В машине у него был фонарик, и у Яна хватило чувства юмора, чтобы похвалить себя за то, что он оставил его там, где от него не было никакого проку. Очень осторожно он протянул вперёд руку, нащупал край причала, потом отыскал круглую скобу, чтобы привязать к ней лодку. По крайней мере, думал Ян, такую скобу можно нащупать хоть при свете, хоть при темноте, в дождь и в вёдро. Держась за неё, он высвободил ноги из упоров, потом встал и передвинулся так, чтобы дотянуться до края каменного выступа и подняться на него.

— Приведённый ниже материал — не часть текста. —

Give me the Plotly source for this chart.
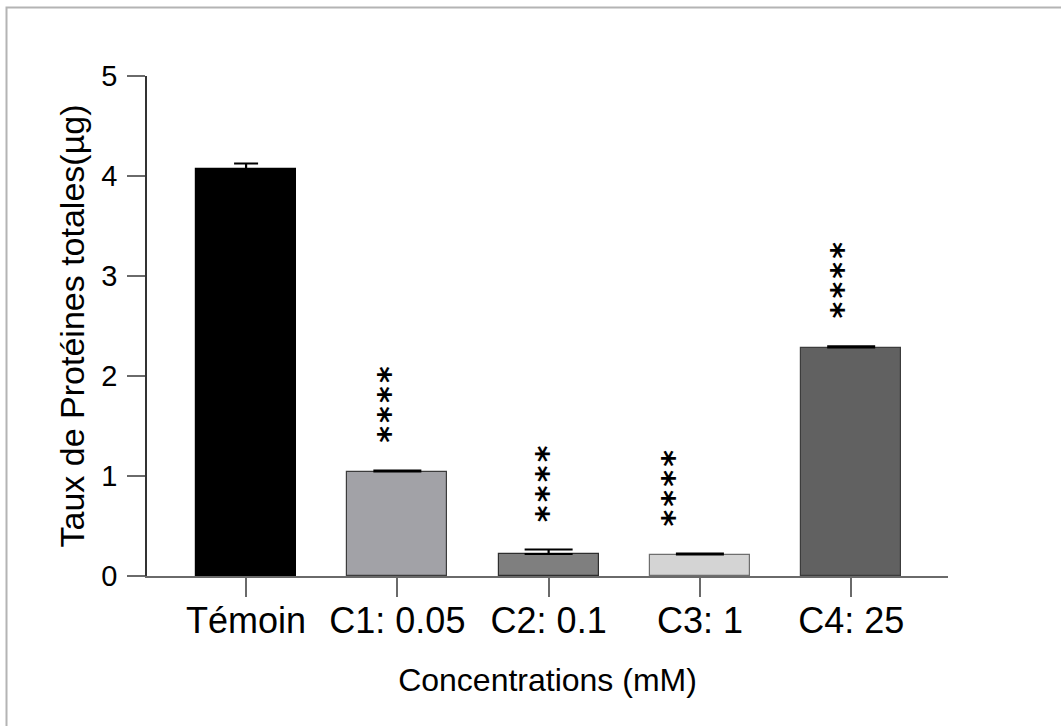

Но так уж вышло, что, когда он переносил свой вес на причал, тот самый камень, на который встала его нога, сдвинулся с места, и Ян резко дёрнулся вперёд. Лодка, в которой стояла вторая его нога, отскочила назад от толчка. И Ян упал в ледяную воду.

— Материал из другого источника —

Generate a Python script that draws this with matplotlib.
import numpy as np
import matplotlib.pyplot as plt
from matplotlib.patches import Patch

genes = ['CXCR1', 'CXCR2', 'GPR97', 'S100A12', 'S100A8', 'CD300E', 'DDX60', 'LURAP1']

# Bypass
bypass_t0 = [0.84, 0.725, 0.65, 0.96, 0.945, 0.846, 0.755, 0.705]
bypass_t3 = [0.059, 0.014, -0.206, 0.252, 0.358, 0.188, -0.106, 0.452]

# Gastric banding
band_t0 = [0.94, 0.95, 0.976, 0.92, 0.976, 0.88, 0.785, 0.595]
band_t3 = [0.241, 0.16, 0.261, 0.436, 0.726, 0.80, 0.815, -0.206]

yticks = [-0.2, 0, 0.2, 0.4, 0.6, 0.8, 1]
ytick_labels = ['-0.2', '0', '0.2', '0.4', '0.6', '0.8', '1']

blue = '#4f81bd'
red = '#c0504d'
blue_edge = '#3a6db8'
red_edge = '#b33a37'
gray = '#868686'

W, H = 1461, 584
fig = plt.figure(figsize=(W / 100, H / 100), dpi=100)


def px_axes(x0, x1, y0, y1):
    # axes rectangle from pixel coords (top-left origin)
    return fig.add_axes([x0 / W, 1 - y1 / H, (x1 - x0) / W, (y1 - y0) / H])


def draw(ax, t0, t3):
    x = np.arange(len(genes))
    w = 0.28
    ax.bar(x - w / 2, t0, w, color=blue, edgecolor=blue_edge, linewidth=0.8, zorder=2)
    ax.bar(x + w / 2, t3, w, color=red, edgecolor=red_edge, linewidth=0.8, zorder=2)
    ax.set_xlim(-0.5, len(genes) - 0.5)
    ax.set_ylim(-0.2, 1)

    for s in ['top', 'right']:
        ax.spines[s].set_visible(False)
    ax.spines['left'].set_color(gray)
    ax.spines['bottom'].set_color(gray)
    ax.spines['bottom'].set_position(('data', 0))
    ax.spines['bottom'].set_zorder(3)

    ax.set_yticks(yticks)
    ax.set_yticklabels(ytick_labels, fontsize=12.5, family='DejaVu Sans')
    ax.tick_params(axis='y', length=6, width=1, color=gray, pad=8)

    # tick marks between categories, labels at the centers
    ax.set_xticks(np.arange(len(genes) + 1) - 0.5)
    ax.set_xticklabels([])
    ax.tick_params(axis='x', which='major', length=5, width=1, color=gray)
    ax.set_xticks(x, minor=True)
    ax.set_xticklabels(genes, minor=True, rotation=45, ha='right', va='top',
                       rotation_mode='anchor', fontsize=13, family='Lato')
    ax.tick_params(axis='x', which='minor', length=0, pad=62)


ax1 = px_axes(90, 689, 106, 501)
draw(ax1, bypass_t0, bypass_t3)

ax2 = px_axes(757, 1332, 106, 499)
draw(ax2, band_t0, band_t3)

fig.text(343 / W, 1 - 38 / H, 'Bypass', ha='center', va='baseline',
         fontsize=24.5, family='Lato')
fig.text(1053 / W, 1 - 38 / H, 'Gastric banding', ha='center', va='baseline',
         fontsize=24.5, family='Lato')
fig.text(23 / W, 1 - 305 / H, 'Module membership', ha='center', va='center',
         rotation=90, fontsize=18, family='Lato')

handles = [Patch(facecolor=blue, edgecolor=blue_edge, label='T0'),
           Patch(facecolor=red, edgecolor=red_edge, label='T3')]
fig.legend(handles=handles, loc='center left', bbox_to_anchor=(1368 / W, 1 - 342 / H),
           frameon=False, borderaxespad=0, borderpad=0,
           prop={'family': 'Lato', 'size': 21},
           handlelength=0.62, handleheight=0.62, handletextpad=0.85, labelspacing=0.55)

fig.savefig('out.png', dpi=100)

Однако в момент падения его голова ударилась об одну из сланцевых плит, из которых давным-давно построили лодочный дом. И потому Ян был без сознания, когда погрузился в воду, а через несколько минут он был заодно и мёртв.

25 октября

Лондон, Уэндсуорт

Всё шло так же, как было с самого начала. Она могла так или иначе связаться с ним, и он спешил к ней. Иногда это было некое подобие улыбки, просто лёгкое шевеление губ, такое быстрое, что тот, кто не знал его смысла, просто ничего бы не заметил. Иногда это было слово «сегодня», произнесённое чуть слышно при встрече где-нибудь в коридоре. Она могла сказать и что-то более откровенное, если, например, они сталкивались на лестничной клетке или в шуме офицерской столовой, или вдруг видели друг друга на подземной парковке, по случаю приехав утром одновременно. Но в любом случае он ждал её знака, слова. Ему это не нравилось, но других путей не было. Она ни при каких обстоятельствах не пришла бы к нему, но даже если бы ей того и захотелось, она всё равно оставалась старшим офицером, а он — её подчинённым. И никак не наоборот.

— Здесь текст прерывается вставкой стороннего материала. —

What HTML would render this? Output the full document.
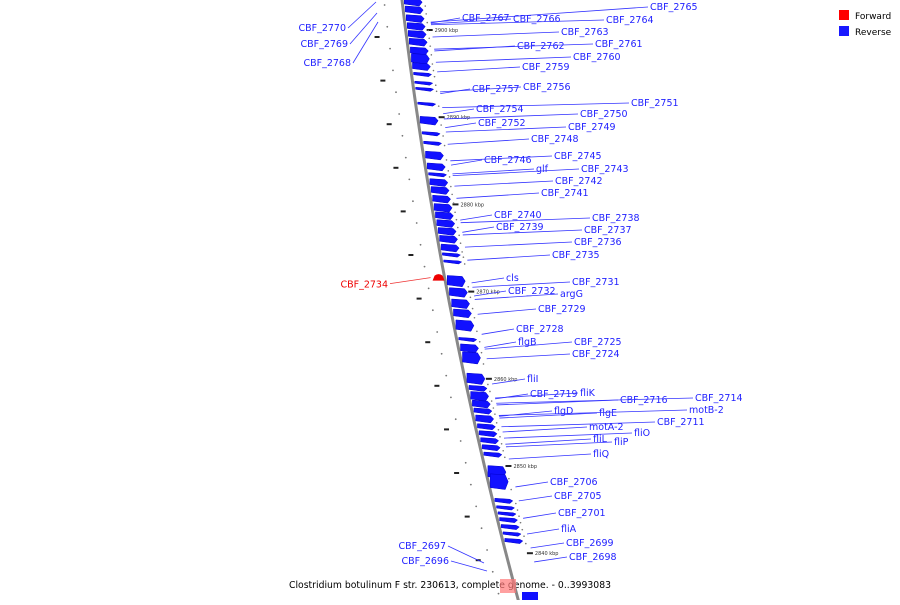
<!DOCTYPE html>
<html><head><meta charset="utf-8"><style>
body{margin:0;background:#fff;width:900px;height:600px;overflow:hidden}
text{font-family:"DejaVu Sans","Liberation Sans",sans-serif}
</style></head><body>
<svg id="map" width="900" height="600" viewBox="0 0 900 600" xmlns="http://www.w3.org/2000/svg">
<g id="legend">
<rect x="839" y="10" width="10" height="10" fill="#f00"/>
<text x="855" y="19" font-size="9">Forward</text>
<rect x="839" y="26" width="10" height="10" fill="#00f" opacity="0.9"/>
<text x="855" y="35" font-size="9">Reverse</text>
</g>
<text x="289" y="588" font-size="9.5" textLength="322" lengthAdjust="spacingAndGlyphs">Clostridium botulinum F str. 230613, complete genome. - 0..3993083</text>
</svg>
<script>
const NS="http://www.w3.org/2000/svg";
const svg=document.getElementById('map');
// axis ticks (kbp)
const tickKbp=[2900,2890,2880,2870,2860,2850,2840];
// reverse gene block positions (kbp, centre) and size (kbp)
const blockKbp=[2903.2,2902.3,2901.3,2900.4,2899.5,2898.6,2897.6,2896.7,2895.8,2894.9,2893.9,2893.2,2891.5,2889.6,2888.1,2887.0,2885.6,2884.3,2883.4,2882.5,2881.6,2880.6,2879.6,2878.7,2877.8,2876.9,2876.0,2875.0,2874.2,2873.4,2871.2,2869.9,2868.6,2867.5,2866.1,2864.5,2863.5,2862.4,2860.0,2858.9,2858.0,2857.1,2856.3,2855.4,2854.5,2853.7,2852.9,2852.1,2851.3,2849.3,2848.2,2846.0,2845.2,2844.5,2843.8,2843.0,2842.2,2841.4];
const blockLen=[0.9,0.9,0.9,0.9,0.9,0.9,0.9,1.2,0.9,0.5,0.3,0.3,0.3,1.0,0.5,0.5,1.0,0.9,0.5,0.9,0.9,0.9,1.0,0.9,0.9,0.9,0.9,0.9,0.5,0.3,1.3,1.1,1.1,1.0,1.3,0.5,1.0,1.4,1.3,0.7,1.1,0.9,0.7,0.9,0.7,0.7,0.7,0.7,0.6,1.5,1.8,0.6,0.5,0.5,0.6,0.6,0.5,0.6];
// labels: name, label x, label y, gene kbp
const labNames=["CBF_2765","CBF_2767","CBF_2766","CBF_2764","CBF_2763","CBF_2762","CBF_2761","CBF_2760","CBF_2759","CBF_2757","CBF_2756","CBF_2751","CBF_2754","CBF_2750","CBF_2752","CBF_2749","CBF_2748","CBF_2745","CBF_2746","glf","CBF_2743","CBF_2742","CBF_2741","CBF_2740","CBF_2738","CBF_2739","CBF_2737","CBF_2736","CBF_2735","cls","CBF_2731","CBF_2732","argG","CBF_2729","CBF_2728","flgB","CBF_2725","CBF_2724","fliI","CBF_2719","fliK","CBF_2716","CBF_2714","flgD","flgE","motB-2","CBF_2711","motA-2","fliO","fliL","fliP","fliQ","CBF_2706","CBF_2705","CBF_2701","fliA","CBF_2699","CBF_2698"];
const labX=[650,462,513,606,561,517,595,573,522,472,523,631,476,580,478,568,531,554,484,536,581,555,541,494,592,496,584,574,552,506,572,508,560,538,516,518,574,572,527,530,580,620,695,554,599,689,657,589,634,593,614,593,550,554,558,561,566,569];
const labY=[6,17,18,19,31,45,43,56,66,88,86,102,108,113,122,126,138,155,159,168,168,180,192,214,217,226,229,241,254,277,281,290,293,308,328,341,341,353,378,393,392,399,397,410,412,409,421,426,432,438,441,453,481,495,512,528,542,556];
const labKbp=[2900.9,2900.8,2900.7,2900.6,2899.2,2897.6,2897.8,2896.3,2895.2,2892.7,2892.9,2891.1,2890.4,2889.8,2888.8,2888.3,2886.9,2885.0,2884.5,2883.5,2883.3,2882.1,2880.7,2878.2,2877.9,2876.8,2876.5,2875.1,2873.6,2871.0,2870.5,2869.5,2869.1,2867.4,2865.1,2863.6,2863.4,2862.3,2859.4,2857.7,2857.8,2857.0,2857.2,2855.7,2855.5,2855.8,2854.5,2853.9,2853.2,2852.5,2852.2,2850.8,2847.6,2846.0,2844.0,2842.2,2840.6,2839.0];
// left-side labels
const leftNames=["CBF_2770","CBF_2769","CBF_2768","CBF_2697","CBF_2696"];
const leftX=[346,348,351,446,449];
const leftY=[27,43,62,545,560];
const leftTo=[[376,2],[377,13],[378,22],[484,563],[487,571]];
const fwdName=["CBF_2734"], fwdKbp=[2871.6];

function yOf(k){return 30+(2900-k)*8.72;}
function axX(y){return 402+0.1187*y+0.000125*y*y;}
function el(tag,attrs,name,inter){const e=document.createElementNS(NS,tag);for(const a in attrs)e.setAttribute(a,attrs[a]);
  
  svg.appendChild(e);return e;}
let pts=[];for(let y=-5;y<=605;y+=10)pts.push(axX(y).toFixed(1)+','+y);
el('polyline',{points:pts.join(' '),fill:'none',stroke:'#888',"stroke-width":3},'genome-backbone',false);
for(let y=5;y<600;y+=21.8){
  el('circle',{cx:axX(y)-18,cy:y,r:0.9,fill:'#777'},'minor-tick-dot',false);
}
for(let i=0;i<14;i++){const y=37+i*43.6;
  el('rect',{x:axX(y)-32,y:y-1,width:5,height:2,fill:'#222'},'major-tick-mark',false);}
tickKbp.forEach((k,i)=>{const y=yOf(k);const x=axX(y);
  el('rect',{x:x+21,y:y-1,width:6,height:2,fill:'#222'},'axis-tick',false);
  const t=el('text',{x:x+29,y:y+2,"font-size":5,fill:'#333'},'axis-tick-label',false);t.textContent=k+' kbp';});
blockKbp.forEach((k,i)=>{const yc=yOf(k),h=Math.max(4,blockLen[i]*8.72);const y0=yc-h/2,x=axX(yc)+2,w=15;
  const p=`${x},${y0} ${x+w},${y0+1} ${x+w+3},${y0+h*0.5} ${x+w},${y0+h} ${x},${y0+h-2}`;
  el('polygon',{points:p,fill:'#11f',stroke:'#00c',"stroke-width":0.5},'reverse-gene-'+i,true);
  el('circle',{cx:axX(yc)+23,cy:yc+h/2,r:0.8,fill:'#777'},'gene-end-dot',false);});
labNames.forEach((n,i)=>{const gy=yOf(labKbp[i]);const gx=axX(gy)+26;
  el('line',{x1:gx,y1:gy,x2:labX[i]-2,y2:labY[i]+1,stroke:'#33f',"stroke-width":0.8},'leader-'+n,false);
  const t=el('text',{x:labX[i],y:labY[i]+4,"font-size":9.5,fill:'#22f'},'label-'+n,true);t.textContent=n;});
leftNames.forEach((n,i)=>{
  el('line',{x1:leftX[i]+2,y1:leftY[i]+1,x2:leftTo[i][0],y2:leftTo[i][1],stroke:'#33f',"stroke-width":0.8},'leader-'+n,false);
  const t=el('text',{x:leftX[i],y:leftY[i]+4,"font-size":9.5,fill:'#22f',"text-anchor":'end'},'label-'+n,true);t.textContent=n;});
fwdName.forEach((n,i)=>{const gy=yOf(fwdKbp[i]);const gx=axX(gy);
  el('path',{d:`M${gx-12},${gy+3} L${gx-10},${gy-2} Q${gx-6},${gy-5} ${gx-2},${gy-2} L${gx},${gy+3} Z`,fill:'#e00'},'forward-gene-'+n,true);
  el('line',{x1:gx-14,y1:gy,x2:390,y2:gy+6,stroke:'#e33',"stroke-width":0.8},'leader-'+n,false);
  const t=el('text',{x:388,y:gy+10,"font-size":9.5,fill:'#e00',"text-anchor":'end'},'label-'+n,true);t.textContent=n;});
el('rect',{x:500,y:579,width:16,height:14,fill:'#f77',opacity:0.7},'selection-marker',false);
el('rect',{x:522,y:592,width:16,height:8,fill:'#11f'},'reverse-gene-bottom',true);
</script>
</body></html>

Он сделал всего одну попытку, в самом начале их договорённости. Он подумал, что это может иметь какое-то значение — если она проведёт ночь с ним в Белгрейвии, что от этого исчезнет ощущение, будто их отношения ведут в тупик, — хотя и сам не был уверен до конца в том, что ему хочется этого. Но она ответила в той решительной манере, в какой обычно расставляла всё по местам, что обсуждать тут совершенно нечего. «Этого никогда не будет, Томас». И то, что она назвала его Томасом вместо куда более доверительного «Томми», что предпочитало большинство его друзей и коллег, сказало ему очень многое: что дом на Итон-террас до сих пор полон запахов его убитой жены, и через восемь месяцев после того, как она умерла на ступенях перед этим зданием, он не может заставить себя что-то изменить, и не хочет этого. Он был достаточно умён для того, чтобы осознать: вряд ли можно по-настоящему представить, что какая-то женщина будет спать в его постели, когда одежда Хелен всё ещё висит в гардеробной, когда флакончик духов Хелен всё ещё стоит на туалетном столе, где на щётке до сих пор виднеются несколько волосков Хелен. И пока Хелен присутствовала в этом доме, Томас не мог всерьёз надеяться на то, что может разделить свою спальню с кем-то другим, пусть даже всего на одну ночь. Так что он всё принял как должное, и когда Изабелла произнесла это слово: «Сегодня вечером?» — он отправился к ней, влекомый некоей силой, которая представляла собой одновременно и физическое влечение, и нечто вроде формы забвения, пусть очень краткого.